Will super-rich war-industry CEOs be able to keep bilking taxpayers out of hundreds of billions of dollars? That's the question everyone should be asking after today's announcement of the new strategic guidelines for the Pentagon. With the new guidance promising only to slow -- not reverse -- the growth of the bloated military budget, there's a real chance that these members of the richest 0.01 percent will be able to keep ripping us off.
Unless the forthcoming Pentagon budget request includes serious cuts -- far beyond the timid growth-slowing plan backed by Defense Secretary Leon Panetta -- Americans should consider it a profit-protection scheme for major military contractors like Lockheed Martin, Boeing, and Northrop Grumman.

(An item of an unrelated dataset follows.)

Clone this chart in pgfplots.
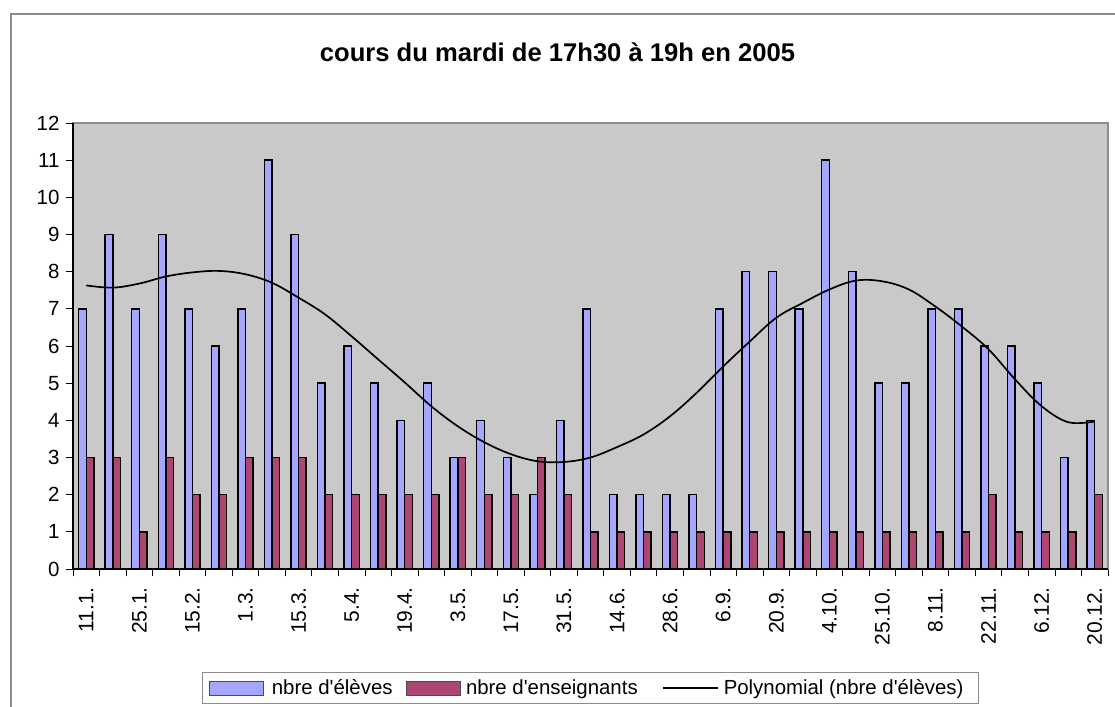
\documentclass[border=0pt]{standalone}
\usepackage{fontspec}
\setmainfont{Liberation Sans}
\usepackage{pgfplots}
\pgfplotsset{compat=1.18}
\usepackage{pgfplotstable}
\definecolor{barblue}{HTML}{A4A6FF}
\definecolor{barred}{HTML}{AD4673}
\definecolor{plotgray}{HTML}{C9C9C9}
\definecolor{framegray}{HTML}{8C8C8C}

\pgfplotstableread{
x e t p
0 7 3 7.63
1 9 3 7.57
2 7 1 7.68
3 9 3 7.87
4 7 2 7.98
5 6 2 8.02
6 7 3 7.93
7 11 3 7.70
8 9 3 7.30
9 5 2 6.85
10 6 2 6.26
11 5 2 5.64
12 4 2 5.02
13 5 2 4.38
14 3 3 3.84
15 4 2 3.41
16 3 2 3.09
17 2 3 2.90
18 4 2 2.88
19 7 1 3.00
20 2 1 3.28
21 2 1 3.62
22 2 1 4.11
23 2 1 4.74
24 7 1 5.45
25 8 1 6.12
26 8 1 6.76
27 7 1 7.16
28 11 1 7.52
29 8 1 7.76
30 5 1 7.74
31 5 1 7.52
32 7 1 7.06
33 7 1 6.52
34 6 2 5.91
35 6 1 5.10
36 5 1 4.38
37 3 1 3.95
38 4 2 3.97
}\data

\begin{document}
\begin{tikzpicture}
\useasboundingbox (-73pt,-137pt) rectangle (1042pt,569pt);
\draw[framegray, line width=1.2pt] (-62pt,-145pt) -- (-62pt,555pt) -- (1050pt,555pt);
\node[font=\bfseries\fontsize{25.6}{29}\selectfont, anchor=base] at (484.5pt,507pt) {cours du mardi de 17h30 à 19h en 2005};
\begin{axis}[
  at={(0pt,0pt)}, anchor=south west,
  width=1035pt, height=446pt, scale only axis,
  xmin=-0.5, xmax=38.5, ymin=0, ymax=12,
  clip=false,
  axis background/.style={fill=plotgray},
  axis line style={draw=framegray, line width=1.2pt},
  xtick={0,2,...,38},
  xticklabels={11.1.,25.1.,15.2.,1.3.,15.3.,5.4.,19.4.,3.5.,17.5.,31.5.,14.6.,28.6.,6.9.,20.9.,4.10.,25.10.,8.11.,22.11.,6.12.,20.12.},
  minor xtick={-0.5,0.5,...,38.5},
  ytick={0,1,...,12},
  tick align=outside,
  tick pos=left,
  major tick length=7pt, minor tick length=7pt,
  major x tick style={draw=none},
  minor x tick style={draw=black, line width=0.8pt},
  major y tick style={draw=black, line width=0.8pt},
  yticklabel style={font=\fontsize{20.5}{23}\selectfont, xshift=-3pt},
  xticklabel style={font=\fontsize{21}{24}\selectfont, rotate=90, anchor=east, inner xsep=11pt},
  /pgf/number format/assume math mode=true,
  legend columns=3,
  legend cell align=left,
  legend style={at={(0.5,-0.2668)}, anchor=center, draw=framegray, line width=1pt, fill=white,
    font=\fontsize{20.4}{23}\selectfont, inner xsep=7pt, inner ysep=5pt,
    /tikz/every even column/.append style={column sep=11pt}},
]
\addplot[ybar, bar width=7.6pt, bar shift=-3.8pt, fill=barblue, draw=black, line width=1.5pt,
  legend image code/.code={\path[draw=none,fill=none] (0pt,-7pt) rectangle (60pt,7pt); \draw[fill=barblue,draw=black!70,line width=0.8pt] (0pt,-7pt) rectangle (54pt,7pt);}]
  table[x=x,y=e]{\data};
\addlegendentry{nbre d\textquotesingle élèves}
\addplot[ybar, bar width=7.6pt, bar shift=3.8pt, fill=barred, draw=black, line width=1.5pt,
  legend image code/.code={\path[draw=none,fill=none] (0pt,-7pt) rectangle (58pt,7pt); \draw[fill=barred,draw=black!70,line width=0.8pt] (0pt,-7pt) rectangle (54pt,7pt);}]
  table[x=x,y=t]{\data};
\addlegendentry{nbre d\textquotesingle enseignants}
\addplot[smooth, tension=0.6, black, line width=1.7pt, mark=none,
  legend image code/.code={\path[draw=none,fill=none] (0pt,-7pt) rectangle (71pt,7pt); \draw[black,line width=1.7pt] (12pt,0pt) -- (67pt,0pt);}]
  table[x=x,y=p]{\data};
\addlegendentry{Polynomial (nbre d\textquotesingle élèves)\hspace*{6pt}}
\draw[black, line width=1.2pt] (rel axis cs:0,1) -- (rel axis cs:0,0) -- (rel axis cs:1,0);
\end{axis}
\end{tikzpicture}
\end{document}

The document released today by the Pentagon, "Sustaining U.S. Global Leadership: Priorities for 21st Century Defense," hints that war-profiteer CEOs will retain their massive access to the Treasury. At the very end of the document, we find this:
Finally, in adjusting our strategy and attendant force size, the Department will make every effort to maintain an adequate industrial base and our investment in science and technology. ... To that end, the Department will both encourage a culture of change and be prudent with its "seed corn," balancing reductions necessitated by resource pressures with the imperative to sustain key streams of innovation that may provide significant long-term payoffs.
Now, this all sounds reasonable until you consider Defense Secretary Leon Panetta's actions and rhetoric over the past year on this issue.
In 2011, right as the congressional deficit committee began its work, Panetta held a closed-door meeting on Sept. 14 with the heads of the major military contractor corporations represented by the Aerospace Industries Association. (The association, by the way, declined to reveal to reporters which members of their executive board met with Panetta. AIA represents companies like Lockheed Martin, Boeing, and Northrop Grumman. AIA Executive Director Marion Blakey did say, however, that it was "a very good meeting.") Immediately after that meeting, Panetta and the heads of these war profiteer companies hit the media circuit, echoing each other's bogus talking points on employment, the specter of a "hollow force," and the health of the industrial base if even modest cuts are made to the bloated Pentagon budget.
So what are Panetta and his war industry friends like Lockheed Martin CEO Robert Stevens trying to protect in the current status quo? Answer: multiple, massive ripoffs of the people's money, including, but certainly not limited to:
- A trillion-dollar Lockheed-Martin F-35 fighter jet program that's more than a million man-hours behind schedule; billions of dollars over budget; utilizing a flawed, dangerous design; and nowhere near ready for use in combat.
- "Increasingly unaffordable" (the Pentagon's own words!) service contractors who cost taxpayers $50 billion more than the cost of all uniformed personnel in 2010.
- A cash-cow V-22 Osprey vehicle that's nowhere near as cost-effective as alternative systems -- and has a nasty habit of deadly, bad performance.
These items are just the tip of the iceberg in the outrageous spending being protected by Panetta and allies on and off Capitol Hill -- and all of them benefit companies whose CEOs already make enough money to rank in the richest 0.01 percent of all Americans.
Judging by Panetta's past statements and actions, when the new Pentagon document says "adequate industrial base," we should understand him to mean "grotesquely fat and happy war industry CEOs."
Keep an eye on the forthcoming plan from the Pentagon later this month. The devil will be in the details.